**DIRECTION:** All of the lines below are to be printed again exactly; images are excluded from the output.

================================

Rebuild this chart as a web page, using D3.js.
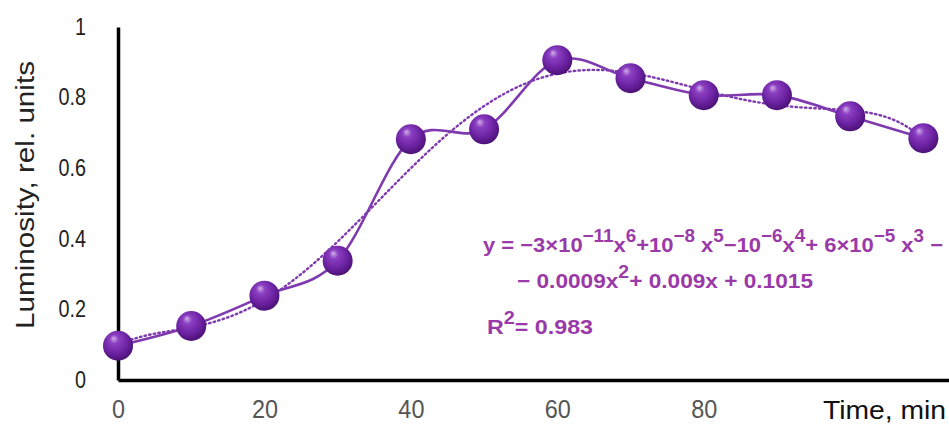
<!DOCTYPE html>
<html>
<head>
<meta charset="utf-8">
<script src="https://cdn.jsdelivr.net/npm/d3@7"></script>
<style>
    body { margin: 0; background: #fff; }
    svg { display: block; font-family: "Liberation Sans", Arial, sans-serif; }
</style>
</head>
<body>
<div id="chart"></div>
<script>
// time, min
const times = [0, 10, 20, 30, 40, 50, 60, 70, 80, 90, 100, 110];
// luminosity, rel. units
const luminosity = [0.097, 0.153, 0.239, 0.338, 0.682, 0.71, 0.906, 0.855, 0.807, 0.807, 0.747, 0.685];
const xTicks = [0, 20, 40, 60, 80];
const yTicks = [0, 0.2, 0.4, 0.6, 0.8, 1];

const width = 949;
const height = 426;
const purple = '#7e3aae';

const svg = d3.select('#chart')
    .append('svg')
    .attr('width', width)
    .attr('height', height);

const x = d3.scaleLinear().domain([0, 113.5]).range([118, 949]);
const y = d3.scaleLinear().domain([0, 1]).range([380, 27]);

// sphere gradient for the markers
const defs = svg.append('defs');
const grad = defs.append('radialGradient')
    .attr('id', 'ball')
    .attr('cx', '45%').attr('cy', '40%').attr('r', '60%')
    .attr('fx', '35%').attr('fy', '25%');
grad.append('stop').attr('offset', '0%').attr('stop-color', '#d2aee8');
grad.append('stop').attr('offset', '25%').attr('stop-color', '#8b3fc2');
grad.append('stop').attr('offset', '70%').attr('stop-color', '#6a21a0');
grad.append('stop').attr('offset', '100%').attr('stop-color', '#4b1275');

// 6th order polynomial trendline (least squares, like Excel)
function polyFit(xs, ys, order) {
    const s = 110;
    const n = order + 1;
    const A = [];
    for (let i = 0; i < n; i++) {
        A.push(new Array(n + 1).fill(0));
    }
    xs.forEach((xv, k) => {
        const t = xv / s;
        for (let i = 0; i < n; i++) {
            for (let j = 0; j < n; j++) A[i][j] += Math.pow(t, i + j);
            A[i][n] += ys[k] * Math.pow(t, i);
        }
    });
    for (let i = 0; i < n; i++) {
        let p = i;
        for (let r = i + 1; r < n; r++) if (Math.abs(A[r][i]) > Math.abs(A[p][i])) p = r;
        [A[i], A[p]] = [A[p], A[i]];
        for (let r = 0; r < n; r++) {
            if (r === i) continue;
            const f = A[r][i] / A[i][i];
            for (let c = i; c <= n; c++) A[r][c] -= f * A[i][c];
        }
    }
    const coef = A.map((row, i) => row[n] / row[i]);
    return xv => coef.reduce((acc, c, i) => acc + c * Math.pow(xv / s, i), 0);
}

const fit = polyFit(times, luminosity, 6);
const trendPts = d3.range(0, 110.01, 0.5).map(t => [t, fit(t)]);

svg.append('path')
    .datum(trendPts)
    .attr('fill', 'none')
    .attr('stroke', purple)
    .attr('stroke-width', 2.4)
    .attr('stroke-dasharray', '1.5,3.2')
    .attr('stroke-linecap', 'round')
    .attr('d', d3.line().x(d => x(d[0])).y(d => y(d[1])));

const data = times.map((t, i) => ({ t: t, v: luminosity[i] }));

svg.append('path')
    .datum(data)
    .attr('fill', 'none')
    .attr('stroke', purple)
    .attr('stroke-width', 2.6)
    .attr('d', d3.line().x(d => x(d.t)).y(d => y(d.v)).curve(d3.curveCatmullRom.alpha(0)));

// squeeze text a bit horizontally, the reference font is narrow
function squeeze(sel, k) {
    sel.each(function () {
        const w = this.getComputedTextLength();
        d3.select(this).attr('textLength', w * k).attr('lengthAdjust', 'spacingAndGlyphs');
    });
}

// axes
const yAxis = svg.append('g')
    .attr('transform', `translate(${x(0)},0)`)
    .call(d3.axisLeft(y).tickValues(yTicks).tickSize(0).tickPadding(32)
        .tickFormat(d => (d === 0 || d === 1) ? String(d) : d.toFixed(1)));
yAxis.select('.domain').attr('stroke', '#000').attr('stroke-width', 3.5);
yAxis.selectAll('text').attr('font-size', 23).attr('fill', '#222')
    .attr('font-family', '"Liberation Sans", Arial, sans-serif');
squeeze(yAxis.selectAll('text'), 0.86);

const xAxis = svg.append('g')
    .attr('transform', `translate(0,${y(0)})`)
    .call(d3.axisBottom(x).tickValues(xTicks).tickSize(0).tickPadding(20));
xAxis.select('.domain').attr('stroke', '#000').attr('stroke-width', 3.5);
xAxis.selectAll('text').attr('font-size', 26).attr('fill', '#555')
    .attr('font-family', '"Liberation Sans", Arial, sans-serif');
squeeze(xAxis.selectAll('text'), 0.9);

svg.append('text')
    .attr('x', 823).attr('y', 419)
    .attr('font-size', 25)
    .attr('fill', '#111')
    .attr('textLength', 123)
    .attr('lengthAdjust', 'spacingAndGlyphs')
    .text('Time, min');

svg.append('text')
    .attr('transform', 'translate(34,195) rotate(-90)')
    .attr('text-anchor', 'middle')
    .attr('font-size', 25)
    .attr('fill', '#222')
    .attr('textLength', 268)
    .attr('lengthAdjust', 'spacingAndGlyphs')
    .text('Luminosity, rel. units');

// markers
svg.selectAll('circle.pt')
    .data(data)
    .enter()
    .append('circle')
    .attr('class', 'pt')
    .attr('cx', d => x(d.t))
    .attr('cy', d => y(d.v))
    .attr('r', 15)
    .attr('fill', 'url(#ball)');

// trendline equation
const eqColor = '#9a3aa8';
const eq = svg.append('g')
    .attr('fill', eqColor)
    .attr('font-weight', 'bold')
    .attr('font-size', 21);

function eqLine(parts, xPos, yPos, len) {
    const t = eq.append('text').attr('x', xPos).attr('y', yPos);
    let up = false;
    parts.forEach(p => {
        const sup = p[1];
        const ts = t.append('tspan').text(p[0]);
        if (sup && !up) { ts.attr('dy', -10).attr('font-size', 18); up = true; }
        else if (sup) { ts.attr('font-size', 18); }
        else if (up) { ts.attr('dy', 10); up = false; }
    });
    if (len) t.attr('textLength', len).attr('lengthAdjust', 'spacingAndGlyphs');
}

eqLine([
    ['y = \u22123\u00d710', false], ['\u221211', true], ['x', false], ['6', true],
    ['+10', false], ['\u22128', true], [' x', false], ['5', true],
    ['\u221210', false], ['\u22126', true], ['x', false], ['4', true],
    ['+ 6\u00d710', false], ['\u22125', true], [' x', false], ['3', true], [' \u2212', false]
], 483, 252, 460);
eqLine([
    ['\u2212 0.0009x', false], ['2', true], ['+ 0.009x + 0.1015', false]
], 517, 288, 296);
eqLine([
    ['R', false], ['2', true], ['= 0.983', false]
], 487, 334, 106);
</script>
</body>
</html>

================================

**THE RESULT:**
Rebuild this chart as a web page, using D3.js.
<!DOCTYPE html>
<html>
<head>
<meta charset="utf-8">
<script src="https://cdn.jsdelivr.net/npm/d3@7"></script>
<style>
    body { margin: 0; background: #fff; }
    svg { display: block; font-family: "Liberation Sans", Arial, sans-serif; }
</style>
</head>
<body>
<div id="chart"></div>
<script>
// time, min
const times = [0, 10, 20, 30, 40, 50, 60, 70, 80, 90, 100, 110];
// luminosity, rel. units
const luminosity = [0.097, 0.153, 0.239, 0.338, 0.682, 0.71, 0.906, 0.855, 0.807, 0.807, 0.747, 0.685];
const xTicks = [0, 20, 40, 60, 80];
const yTicks = [0, 0.2, 0.4, 0.6, 0.8, 1];

const width = 949;
const height = 426;
const purple = '#7e3aae';

const svg = d3.select('#chart')
    .append('svg')
    .attr('width', width)
    .attr('height', height);

const x = d3.scaleLinear().domain([0, 113.5]).range([118, 949]);
const y = d3.scaleLinear().domain([0, 1]).range([380, 27]);

// sphere gradient for the markers
const defs = svg.append('defs');
const grad = defs.append('radialGradient')
    .attr('id', 'ball')
    .attr('cx', '45%').attr('cy', '40%').attr('r', '60%')
    .attr('fx', '35%').attr('fy', '25%');
grad.append('stop').attr('offset', '0%').attr('stop-color', '#d2aee8');
grad.append('stop').attr('offset', '25%').attr('stop-color', '#8b3fc2');
grad.append('stop').attr('offset', '70%').attr('stop-color', '#6a21a0');
grad.append('stop').attr('offset', '100%').attr('stop-color', '#4b1275');

// 6th order polynomial trendline (least squares, like Excel)
function polyFit(xs, ys, order) {
    const s = 110;
    const n = order + 1;
    const A = [];
    for (let i = 0; i < n; i++) {
        A.push(new Array(n + 1).fill(0));
    }
    xs.forEach((xv, k) => {
        const t = xv / s;
        for (let i = 0; i < n; i++) {
            for (let j = 0; j < n; j++) A[i][j] += Math.pow(t, i + j);
            A[i][n] += ys[k] * Math.pow(t, i);
        }
    });
    for (let i = 0; i < n; i++) {
        let p = i;
        for (let r = i + 1; r < n; r++) if (Math.abs(A[r][i]) > Math.abs(A[p][i])) p = r;
        [A[i], A[p]] = [A[p], A[i]];
        for (let r = 0; r < n; r++) {
            if (r === i) continue;
            const f = A[r][i] / A[i][i];
            for (let c = i; c <= n; c++) A[r][c] -= f * A[i][c];
        }
    }
    const coef = A.map((row, i) => row[n] / row[i]);
    return xv => coef.reduce((acc, c, i) => acc + c * Math.pow(xv / s, i), 0);
}

const fit = polyFit(times, luminosity, 6);
const trendPts = d3.range(0, 110.01, 0.5).map(t => [t, fit(t)]);

svg.append('path')
    .datum(trendPts)
    .attr('fill', 'none')
    .attr('stroke', purple)
    .attr('stroke-width', 2.4)
    .attr('stroke-dasharray', '1.5,3.2')
    .attr('stroke-linecap', 'round')
    .attr('d', d3.line().x(d => x(d[0])).y(d => y(d[1])));

const data = times.map((t, i) => ({ t: t, v: luminosity[i] }));

svg.append('path')
    .datum(data)
    .attr('fill', 'none')
    .attr('stroke', purple)
    .attr('stroke-width', 2.6)
    .attr('d', d3.line().x(d => x(d.t)).y(d => y(d.v)).curve(d3.curveCatmullRom.alpha(0)));

// squeeze text a bit horizontally, the reference font is narrow
function squeeze(sel, k) {
    sel.each(function () {
        const w = this.getComputedTextLength();
        d3.select(this).attr('textLength', w * k).attr('lengthAdjust', 'spacingAndGlyphs');
    });
}

// axes
const yAxis = svg.append('g')
    .attr('transform', `translate(${x(0)},0)`)
    .call(d3.axisLeft(y).tickValues(yTicks).tickSize(0).tickPadding(32)
        .tickFormat(d => (d === 0 || d === 1) ? String(d) : d.toFixed(1)));
yAxis.select('.domain').attr('stroke', '#000').attr('stroke-width', 3.5);
yAxis.selectAll('text').attr('font-size', 23).attr('fill', '#222')
    .attr('font-family', '"Liberation Sans", Arial, sans-serif');
squeeze(yAxis.selectAll('text'), 0.86);

const xAxis = svg.append('g')
    .attr('transform', `translate(0,${y(0)})`)
    .call(d3.axisBottom(x).tickValues(xTicks).tickSize(0).tickPadding(20));
xAxis.select('.domain').attr('stroke', '#000').attr('stroke-width', 3.5);
xAxis.selectAll('text').attr('font-size', 26).attr('fill', '#555')
    .attr('font-family', '"Liberation Sans", Arial, sans-serif');
squeeze(xAxis.selectAll('text'), 0.9);

svg.append('text')
    .attr('x', 823).attr('y', 419)
    .attr('font-size', 25)
    .attr('fill', '#111')
    .attr('textLength', 123)
    .attr('lengthAdjust', 'spacingAndGlyphs')
    .text('Time, min');

svg.append('text')
    .attr('transform', 'translate(34,195) rotate(-90)')
    .attr('text-anchor', 'middle')
    .attr('font-size', 25)
    .attr('fill', '#222')
    .attr('textLength', 268)
    .attr('lengthAdjust', 'spacingAndGlyphs')
    .text('Luminosity, rel. units');

// markers
svg.selectAll('circle.pt')
    .data(data)
    .enter()
    .append('circle')
    .attr('class', 'pt')
    .attr('cx', d => x(d.t))
    .attr('cy', d => y(d.v))
    .attr('r', 15)
    .attr('fill', 'url(#ball)');

// trendline equation
const eqColor = '#9a3aa8';
const eq = svg.append('g')
    .attr('fill', eqColor)
    .attr('font-weight', 'bold')
    .attr('font-size', 21);

function eqLine(parts, xPos, yPos, len) {
    const t = eq.append('text').attr('x', xPos).attr('y', yPos);
    let up = false;
    parts.forEach(p => {
        const sup = p[1];
        const ts = t.append('tspan').text(p[0]);
        if (sup && !up) { ts.attr('dy', -10).attr('font-size', 18); up = true; }
        else if (sup) { ts.attr('font-size', 18); }
        else if (up) { ts.attr('dy', 10); up = false; }
    });
    if (len) t.attr('textLength', len).attr('lengthAdjust', 'spacingAndGlyphs');
}

eqLine([
    ['y = \u22123\u00d710', false], ['\u221211', true], ['x', false], ['6', true],
    ['+10', false], ['\u22128', true], [' x', false], ['5', true],
    ['\u221210', false], ['\u22126', true], ['x', false], ['4', true],
    ['+ 6\u00d710', false], ['\u22125', true], [' x', false], ['3', true], [' \u2212', false]
], 483, 252, 460);
eqLine([
    ['\u2212 0.0009x', false], ['2', true], ['+ 0.009x + 0.1015', false]
], 517, 288, 296);
eqLine([
    ['R', false], ['2', true], ['= 0.983', false]
], 487, 334, 106);
</script>
</body>
</html>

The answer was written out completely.